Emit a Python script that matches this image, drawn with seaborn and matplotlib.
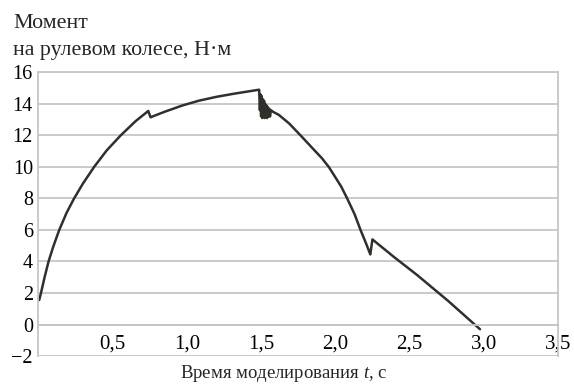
import matplotlib

matplotlib.use("Agg")
import matplotlib.pyplot as plt
import pandas as pd
import seaborn as sns

# time, s
time_s = [
    0.005, 0.017, 0.04, 0.068, 0.10, 0.14, 0.19, 0.24, 0.30, 0.375, 0.46,
    0.554, 0.654, 0.70, 0.74, 0.755, 0.85, 0.97, 1.08, 1.20, 1.32, 1.42, 1.487,
    1.492, 1.496, 1.500, 1.504, 1.508, 1.512, 1.516, 1.520, 1.524, 1.528, 1.532,
    1.536, 1.540, 1.545, 1.550, 1.555, 1.560, 1.566, 1.58, 1.60, 1.62, 1.69,
    1.766, 1.86, 1.91, 1.956, 2.0, 2.04, 2.08, 2.13, 2.17, 2.205, 2.236, 2.25,
    2.40, 2.55, 2.76, 2.975,
]
# steering wheel torque, N*m
torque = [
    1.55, 2.0, 2.95, 4.0, 4.95, 6.0, 7.1, 8.0, 8.95, 10.0, 11.05,
    12.0, 12.9, 13.25, 13.55, 13.15, 13.5, 13.9, 14.2, 14.45, 14.65, 14.8, 14.9,
    13.6, 14.6, 13.2, 14.5, 13.1, 14.3, 13.2, 14.2, 13.1, 14.0, 13.2,
    13.9, 13.1, 13.8, 13.2, 13.7, 13.2, 13.6, 13.5, 13.4, 13.3, 12.75,
    12.0, 11.05, 10.55, 10.0, 9.35, 8.75, 8.0, 7.0, 6.0, 5.2, 4.45, 5.4,
    4.25, 3.15, 1.5, -0.3,
]

x_ticks = [0.5, 1.0, 1.5, 2.0, 2.5, 3.0, 3.5]
x_tick_labels = ["0,5", "1,0", "1,5", "2,0", "2,5", "3,0", "3,5"]
y_ticks = [-2, 0, 2, 4, 6, 8, 10, 12, 14, 16]
y_tick_labels = ["\u22122", "0", "2", "4", "6", "8", "10", "12", "14", "16"]

df = pd.DataFrame({"t": time_s, "M": torque})

sns.set_style("white")
plt.rcParams["font.family"] = ["Liberation Serif", "DejaVu Serif"]
plt.rcParams["mathtext.fontset"] = "custom"
plt.rcParams["mathtext.rm"] = "Liberation Serif"
plt.rcParams["mathtext.it"] = "Liberation Serif:italic"

fig = plt.figure(figsize=(5.74, 3.87), dpi=100)
ax = fig.add_axes([0.067, 0.080, 0.905, 0.733])

sns.lineplot(data=df, x="t", y="M", ax=ax, sort=False, estimator=None,
             color="#2e3129", linewidth=1.8)

grid_color = "#c6c6c6"
ax.set_xlim(0, 3.5)
ax.set_ylim(-2, 16)
ax.set_yticks(y_ticks)
ax.set_yticklabels(y_tick_labels)
ax.set_xticks(x_ticks)
ax.set_xticklabels(x_tick_labels)
ax.yaxis.grid(True, color=grid_color, linewidth=1.3)
ax.xaxis.grid(False)

for side in ["left", "right", "top", "bottom"]:
    ax.spines[side].set_visible(True)
    ax.spines[side].set_color(grid_color)
    ax.spines[side].set_linewidth(1.3)
ax.spines["bottom"].set_position(("data", 0))

ax.tick_params(axis="y", length=0, pad=4, labelsize=14.5, colors="black")
ax.tick_params(axis="x", direction="out", length=4, width=1, color=grid_color,
               pad=3, labelsize=15, labelcolor="black")
ax.set_xlabel("")
ax.set_ylabel("")

fig.text(13 / 574, 1 - 27.5 / 387, "Момент", fontsize=15.8, va="baseline", ha="left")
fig.text(13 / 574, 1 - 55 / 387, "на рулевом колесе, Н·м", fontsize=15.8,
         va="baseline", ha="left")
fig.text(284 / 574, 1 - 378 / 387, r"Время моделирования $\mathit{t}$, с",
         fontsize=13.5, va="baseline", ha="center")

fig.savefig("out.png", dpi=100)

## What the exercise asks
Report how many lines in the listing above include the word "seaborn". Give nothing but the number.

## Result for this exercise
2